Solution: this is cryptographically solved in V3 via encryption. These problems are notoriously difficult to solve in-protocol (they are solved in our original off-chain builder). However, they can be resolved by implementing threshold encrypted for at least some part of the mempool, support for which is coming in V3.

POB Future Versions

POB V2

POB V2 will be implemented using vote extensions which builds on top of the current implementation but is censorship resistant as bids will be collected across all validators’ mempools.

Each validator will select the top bid from their mempool and add it to their vote on the current proposal. This ensures that the next proposer will have to include at least 2/3+ of the vote extensions, and therefore the top bids associated with them.

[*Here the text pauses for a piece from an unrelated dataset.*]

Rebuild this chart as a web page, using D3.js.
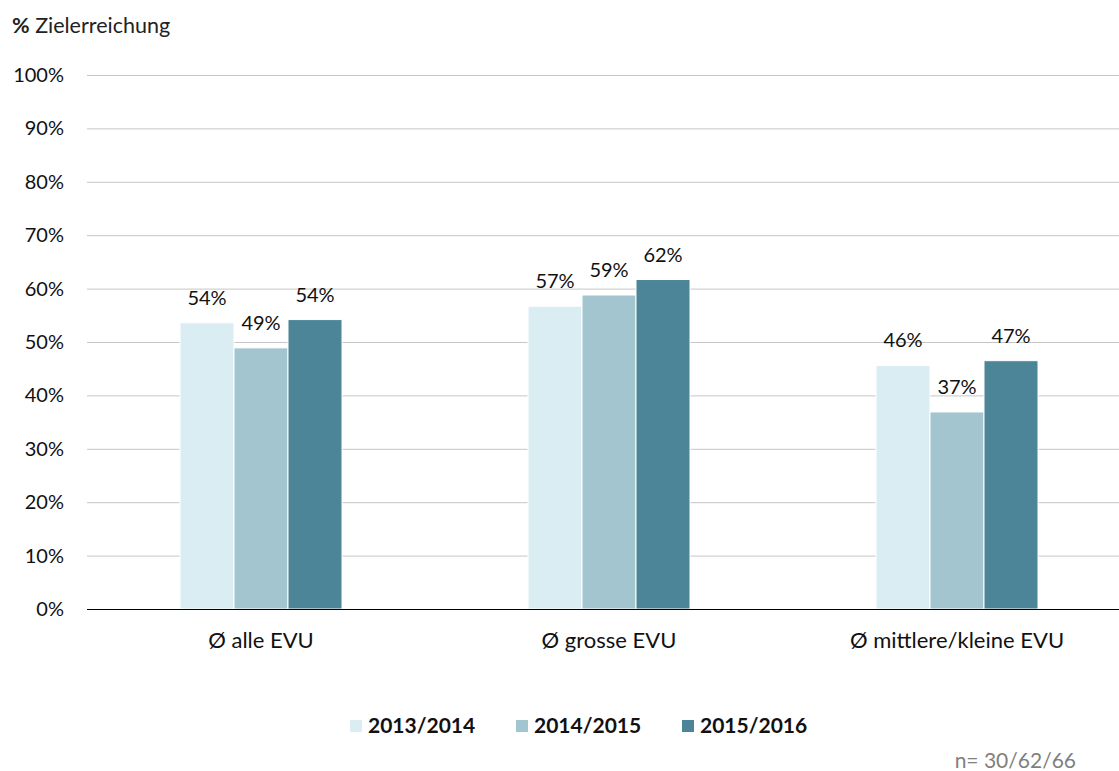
<!DOCTYPE html>
<html>
<head>
<meta charset="utf-8">
<script src="https://cdn.jsdelivr.net/npm/d3@7"></script>
<style>
  body { margin: 0; background: #fff; }
  text { font-family: Lato, "Open Sans", sans-serif; }
</style>
</head>
<body>
<svg id="chart" width="1119" height="771"></svg>
<script>
var categories = ["Ø alle EVU", "Ø grosse EVU", "Ø mittlere/kleine EVU"];
var seriesNames = ["2013/2014", "2014/2015", "2015/2016"];
var values2013 = [53.6, 56.7, 45.6];
var values2014 = [48.9, 58.8, 36.9];
var values2015 = [54.2, 61.7, 46.5];
var yTicks = [0, 10, 20, 30, 40, 50, 60, 70, 80, 90, 100];
var colors = ["#daedf3", "#a3c5d0", "#4b8597"];

var series = [values2013, values2014, values2015];

var svg = d3.select("svg#chart"),
	plotLeft = 87, plotRight = 1119, plotTop = 75, plotBottom = 609;

var y = d3.scaleLinear().domain([0, 100]).range([plotBottom, plotTop]);
var x = d3.scaleBand().domain(categories).range([plotLeft, plotLeft + 3 * 348]);
var xi = d3.scaleBand().domain(seriesNames).range([0, 162]);

// gridlines
svg.append("g").selectAll("line")
	.data(yTicks.filter(function(d) { return d > 0; }))
	.enter().append("line")
	.attr("x1", plotLeft).attr("x2", plotRight)
	.attr("y1", function(d) { return y(d) + 0.5; })
	.attr("y2", function(d) { return y(d) + 0.5; })
	.attr("stroke", "#c6c6c6").attr("stroke-width", 1);

// y labels
svg.append("g").selectAll("text")
	.data(yTicks)
	.enter().append("text")
	.attr("x", 64).attr("y", function(d) { return y(d); })
	.attr("dy", "0.35em").attr("text-anchor", "end")
	.attr("font-size", 20).attr("fill", "#111")
	.text(function(d) { return d + "%"; });

// bars
var groups = svg.append("g").selectAll("g")
	.data(categories)
	.enter().append("g")
	.attr("transform", function(d) { return "translate(" + (x(d) + x.bandwidth() / 2 - 81) + ",0)"; });

groups.selectAll("rect")
	.data(function(d, i) { return series.map(function(s, j) { return {v: s[i], k: seriesNames[j], j: j}; }); })
	.enter().append("rect")
	.attr("x", function(d) { return xi(d.k); })
	.attr("width", xi.bandwidth())
	.attr("y", function(d) { return y(d.v); })
	.attr("height", function(d) { return y(0) - y(d.v); })
	.attr("fill", function(d) { return colors[d.j]; })
	.attr("stroke", "#fff").attr("stroke-width", 1);

groups.selectAll("text")
	.data(function(d, i) { return series.map(function(s, j) { return {v: s[i], k: seriesNames[j]}; }); })
	.enter().append("text")
	.attr("x", function(d) { return xi(d.k) + xi.bandwidth() / 2; })
	.attr("y", function(d) { return y(d.v) - 18; })
	.attr("text-anchor", "middle")
	.attr("font-size", 20).attr("fill", "#111")
	.text(function(d) { return Math.round(d.v) + "%"; });

// x axis line
svg.append("line")
	.attr("x1", plotLeft).attr("x2", plotRight)
	.attr("y1", y(0) + 0.5).attr("y2", y(0) + 0.5)
	.attr("stroke", "#000").attr("stroke-width", 1);

// category labels
svg.append("g").selectAll("text")
	.data(categories)
	.enter().append("text")
	.attr("x", function(d) { return x(d) + x.bandwidth() / 2; })
	.attr("y", 648)
	.attr("text-anchor", "middle")
	.attr("font-size", 22).attr("fill", "#111")
	.text(function(d) { return d; });

// title
var title = svg.append("text").attr("x", 12).attr("y", 33).attr("font-size", 21.5).attr("fill", "#222");
title.append("tspan").attr("font-weight", "bold").text("%");
title.append("tspan").text(" Zielerreichung");

// legend
var legendX = [350, 516, 682];
var legend = svg.append("g").selectAll("g")
	.data(seriesNames)
	.enter().append("g")
	.attr("transform", function(d, i) { return "translate(" + legendX[i] + ",726)"; });
legend.append("rect")
	.attr("x", 0).attr("y", -6).attr("width", 12).attr("height", 12)
	.attr("fill", function(d, i) { return colors[i]; });
legend.append("text")
	.attr("x", 18).attr("dy", "0.35em")
	.attr("font-size", 21).attr("font-weight", "bold").attr("fill", "#111")
	.text(function(d) { return d; });

// sample size note
svg.append("text")
	.attr("x", 1076).attr("y", 768)
	.attr("text-anchor", "end")
	.attr("font-size", 21).attr("fill", "#7f7f7f")
	.text("n= 30/62/66");
</script>
</body>
</html>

In V2, in order for the top bid to be censored and not included, over 1/3 of the validators will have to censor the transaction, which is the same security properties as Tendermint itself for a liveness failure.

When auctions are held in the subsequent block, the auction will only utilize the signed vote extensions from the previous block. When block proposals are verified, each validator will verify the auction was run correctly on the same set of vote extensions.

If there are discrepancies on what the winning bid should have been between when the block was proposed and verified, the entire proposal will be rejected.

Discussions on a redesign of vote extensions are on-going and will facilitate an implementation where POB V2 can prevent MEV-stealing and provide censorship resistance guarantees.

POB V3

Although V2 is censorship resistant, it is still susceptible to MEV stealing as validator’s can similarly inject their own signed vote extension which would outbid other vote extensions. Additionally, searchers can still find competing bundles in the mempool and copy them.

V3 fixes this by having either full or partial-mempool threshold encryption. We plan to work with Ferveo and Fairblock to implement and support this. This will enable private bid submission for next-block bundles.